So What Is a Love Language Model?
A Love Language Model isn’t made of code — it’s made of care. It doesn’t run in the cloud — it runs on consciousness. It’s a personal framework you build through observation, memory, and presence. It’s not some app or AI that predicts your partner’s needs — it’s you, showing up enough times to recognize the patterns yourself.
To build a real Love Language Model in your life, you don’t need machine learning. You need emotional learning. You need to listen actively, not just to what’s said, but what’s meant. You need to remember the little things — not because you logged them, but because you loved them. You need to respond in real-time — not just with words, but with energy, care, and consistency.
It’s less “fine-tuning your prompts” and more “refining your presence.”
How to Build a Love Language Model (No AI Required)
Step 1: Stay Present Most people don’t listen — they wait for their turn to speak.
- Notice emotional patterns. What lights them up? What shuts them down? What are their micro-reactions when they’re excited, nervous, insecure, or deeply grateful?
- Ask better questions. Go beyond “How was your day?” Try “When did you feel most like yourself today?”
- Track love languages in the wild. Do they perk up when complimented (words)? Melt at touch? Light up when you show up on time?
Step 2: Respond with Conscious Quality, Not Speed
A real Love Language Model isn’t optimized for instant replies. It’s optimized for intentional resonance. In a world where everyone’s racing to reply first, slow responses filled with presence are radical.

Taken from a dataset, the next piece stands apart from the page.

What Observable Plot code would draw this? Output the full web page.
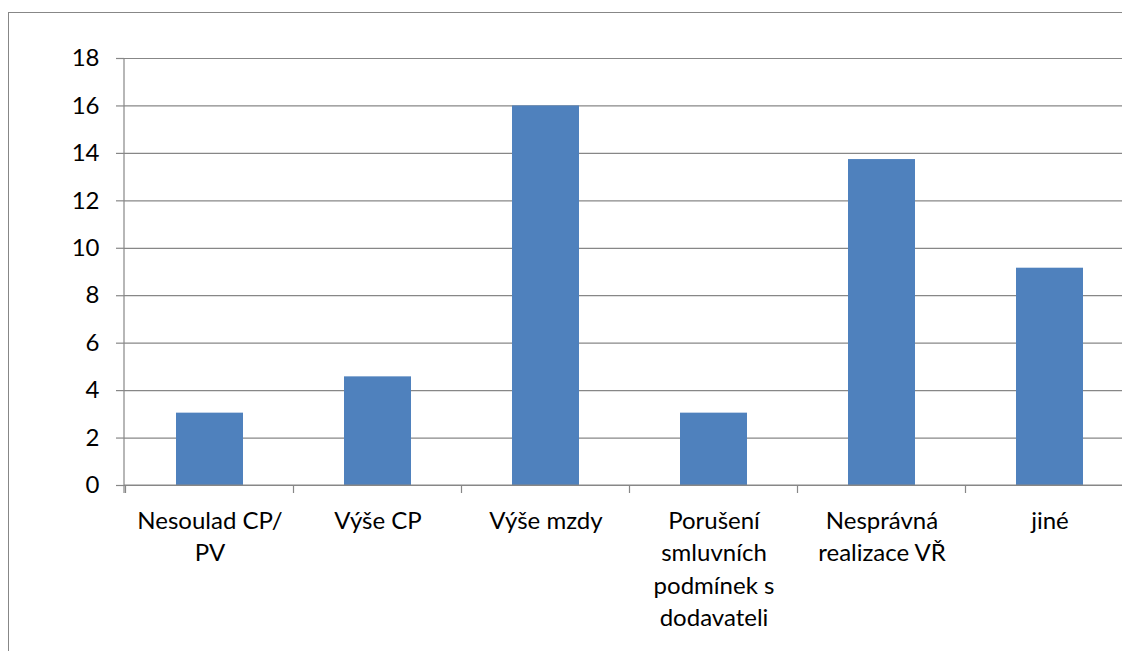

The point isn’t latency — it’s depth.
- Don’t just answer — attune. Ask yourself: What are they really saying? What space are they in? What would love sound like right now?
- Take a moment before you respond. Let their words breathe inside you.
- Sometimes the highest-quality reply is simple, but alive: “I hear you.” “I’m sitting with this.” “This matters to me.”
Step 3: Remember the Small Stuff (It’s Never Small)
- They mention a meal they loved as a kid? Bring it up again someday, even if you can’t cook it.
- They say their birthday feels weird or heavy? Maybe check in that day, gently — not to fix it, just to be there.
- They share a story about a place they miss, a song that reminds them of home, a nickname only one person used to call them? Hold onto that. Let it live somewhere in you.
Step 4: Update the Model (When You Inevitably Get It Wrong)
- When you get it wrong, say so. “I thought I was helping, but I think I missed what you needed.”
- Ask questions. “What would’ve felt better in that moment?”
- Don’t defend your intentions — understand their experience
Step 5: Live Your Love Fluently
At some point, the “model” becomes muscle memory. It’s not about decoding signals or remembering every detail — it’s just how you move. How you show up. How you love. Fluency means you don’t have to think so hard anymore. You’ve listened enough, learned enough, cared enough, that it starts to flow through you — naturally, honestly, gently.
You start:
- Saying “I’m proud of you” without needing a milestone.
- Noticing when their energy dips, even if their words haven’t said a thing.
- Loving not just in reaction, but in rhythm — like you’re tuned to the same frequency
This isn’t just about romance.
Your Love Language Model isn’t exclusive to one person — it’s how you move through the world. It’s how you treat your parents when they don’t know how to say what they feel. It’s how you check in on your friends when they go quiet. It’s how you hold space for your siblings, your coworkers, your neighbors — even the version of yourself that needs more grace.